To implement a custom Collector, subclass the Collector class and implement the result method.

It is called when the window is closed with an iterable of all the collected items in this window.

By default, Collectors always store the full message.

If you only need in a specific column, you can override the column property to specify which column needs to be stored.

Example:

Collect all events over a 10-minute tumbling window into a reversed order list.

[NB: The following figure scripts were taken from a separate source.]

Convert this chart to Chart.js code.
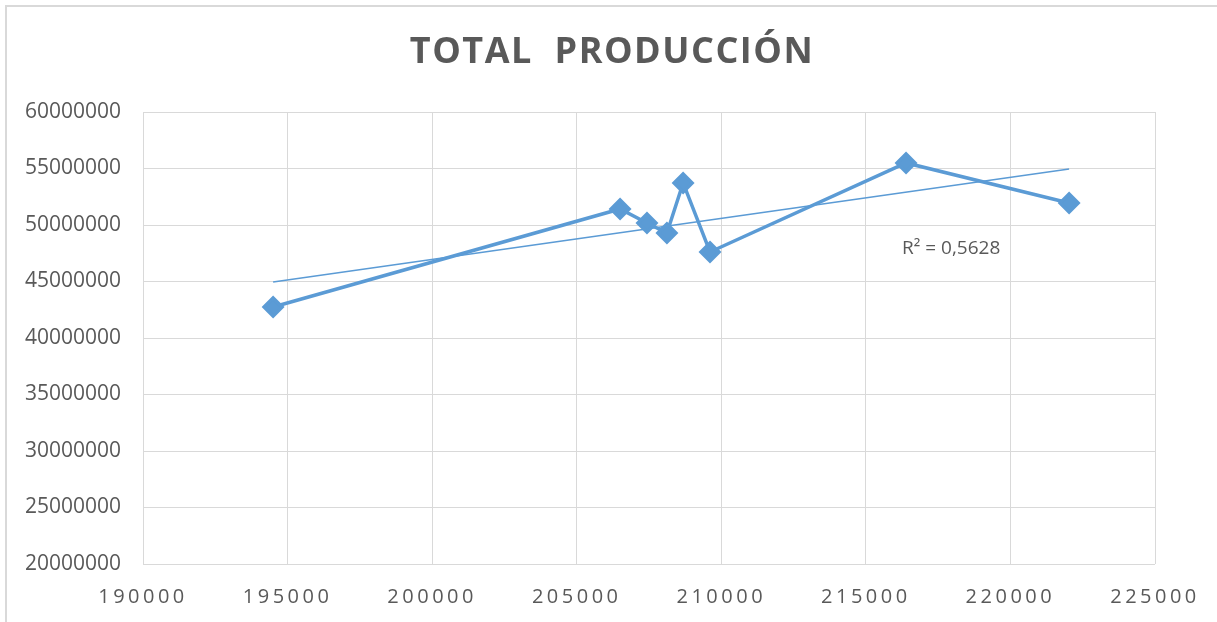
<!DOCTYPE html>
<html>
<head>
<meta charset="utf-8">
<script src="https://cdn.jsdelivr.net/npm/chart.js@4"></script>
<style>
  html, body { margin: 0; padding: 0; background: #fff; }
  #wrap { width: 1217px; height: 622px; position: relative; }
</style>
</head>
<body>
<div id="wrap"><canvas id="chart" width="1217" height="622"></canvas></div>
<script>
// --- Data ---
const produccionX = [194500, 206500, 207430, 208120, 208680, 209610, 216390, 222030];
const produccionY = [42740000, 51420000, 50180000, 49290000, 53720000, 47610000, 55490000, 51950000];
const trendX = [194500, 222030];
const trendY = [44960000, 54960000];
const chartTitle = 'TOTAL  PRODUCCIÓN';
const r2Label = 'R² = 0,5628';

const BLUE = '#5b9bd5';
const GREY_TEXT = '#595959';
const GRID = '#d9d9d9';

const toPoints = (xs, ys) => xs.map((x, i) => ({ x: x, y: ys[i] }));

// frame, title and R² label
const decorPlugin = {
  id: 'decor',
  beforeDraw(chart) {
    const ctx = chart.ctx;
    ctx.save();
    ctx.fillStyle = '#fff';
    ctx.fillRect(0, 0, chart.width, chart.height);
    ctx.strokeStyle = GRID;
    ctx.lineWidth = 2;
    ctx.beginPath();
    ctx.moveTo(6, chart.height);
    ctx.lineTo(6, 6);
    ctx.lineTo(chart.width, 6);
    ctx.stroke();
    ctx.restore();
  },
  afterDraw(chart) {
    const ctx = chart.ctx;
    ctx.save();
    ctx.fillStyle = GREY_TEXT;
    ctx.font = "bold 36px 'Open Sans', sans-serif";
    ctx.letterSpacing = '1.5px';
    ctx.textAlign = 'center';
    ctx.textBaseline = 'middle';
    ctx.fillText(chartTitle, 612, 53);
    ctx.letterSpacing = '0px';
    ctx.font = "19px 'Open Sans', sans-serif";
    ctx.textAlign = 'left';
    ctx.fillText(r2Label, 902, 249);
    ctx.restore();
  },
  afterUpdate(chart) {
    // spaced-out x tick labels
    const xs = chart.scales.x;
    if (xs && !xs._spaced) {
      const orig = xs.drawLabels;
      xs.drawLabels = function (area) {
        this.ctx.save();
        this.ctx.letterSpacing = '3.5px';
        orig.call(this, area);
        this.ctx.restore();
      };
      xs._spaced = true;
    }
  }
};

new Chart(document.getElementById('chart'), {
  type: 'scatter',
  data: {
    datasets: [
      {
        label: 'Total producción',
        data: toPoints(produccionX, produccionY),
        showLine: true,
        borderColor: BLUE,
        backgroundColor: BLUE,
        borderWidth: 3.5,
        pointStyle: 'rectRot',
        pointRadius: 9,
        pointHoverRadius: 9,
        order: 1
      },
      {
        label: 'Tendencia',
        data: toPoints(trendX, trendY),
        showLine: true,
        borderColor: BLUE,
        borderWidth: 1.5,
        pointRadius: 0,
        order: 2
      }
    ]
  },
  options: {
    responsive: false,
    animation: false,
    devicePixelRatio: 1,
    layout: { padding: { top: 112, right: 62, left: 0, bottom: 0 } },
    plugins: {
      legend: { display: false },
      title: { display: false },
      tooltip: { enabled: false }
    },
    scales: {
      x: {
        type: 'linear',
        min: 190000,
        max: 225000,
        ticks: {
          stepSize: 5000,
          color: GREY_TEXT,
          font: { family: "'Open Sans', sans-serif", size: 20 },
          padding: 21,
          maxRotation: 0,
          callback: v => String(v)
        },
        grid: { color: GRID, lineWidth: 1, drawTicks: false },
        border: { display: false },
        afterFit: s => { s.height = 58; }
      },
      y: {
        type: 'linear',
        min: 20000000,
        max: 60000000,
        ticks: {
          stepSize: 5000000,
          color: GREY_TEXT,
          font: { family: "'Open Sans', sans-serif", size: 21 },
          padding: 22,
          callback: v => String(v)
        },
        grid: { color: GRID, lineWidth: 1, drawTicks: false },
        border: { display: false },
        afterFit: s => { s.width = 143; }
      }
    }
  },
  plugins: [decorPlugin]
});
</script>
</body>
</html>
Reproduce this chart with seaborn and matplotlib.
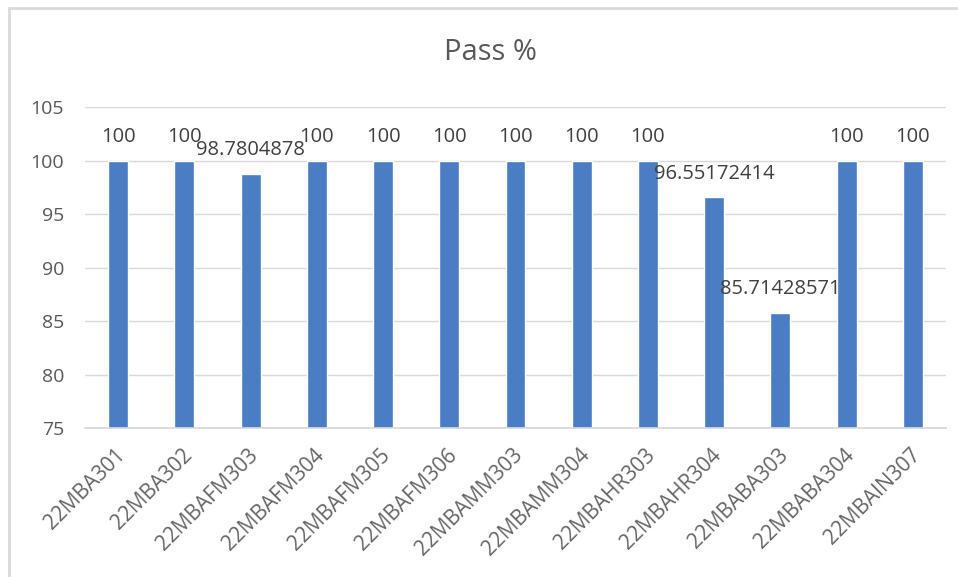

from datetime import timedelta
from quixstreams import Application
from quixstreams.dataframe.windows.aggregations import Collector

app = Application(...)
sdf = app.dataframe(...)

class ReversedCollect(Collector):
    def result(self, items):
        # items is the list of all collected item during the window
        return list(reversed(items))

sdf = (
    # Define a tumbling window of 10 minutes
    sdf.tumbling_window(timedelta(minutes=10))

    # Collect events in the window into a reversed list
    .agg(events=ReversedCollect())

    # Emit results only for closed windows
    .final()
)
# Output:
# {
#   'start': <window start>, 
#   'end': <window end>, 
#   'events': [eventN, ..., event3, event2, event1] - reversed list of all events in the window
# }

Reduce

Warning

Reduce is deprecated. Use multiple aggregations and custom Aggregators instead. They provide more control over parameters and better state management.

Reduce() allows you to perform complex aggregations using custom "reducer" and "initializer" functions:

  • The "initializer" function receives the first value for the given window, and it must return an initial state for this window.
    This state will be later passed to the "reducer" function.
    It is called only once for each window.

  • The "reducer" function receives an aggregated state and a current value, and it must combine them and return a new aggregated state.
    This function should contain the actual aggregation logic.
    It will be called for each message coming into the window, except the first one.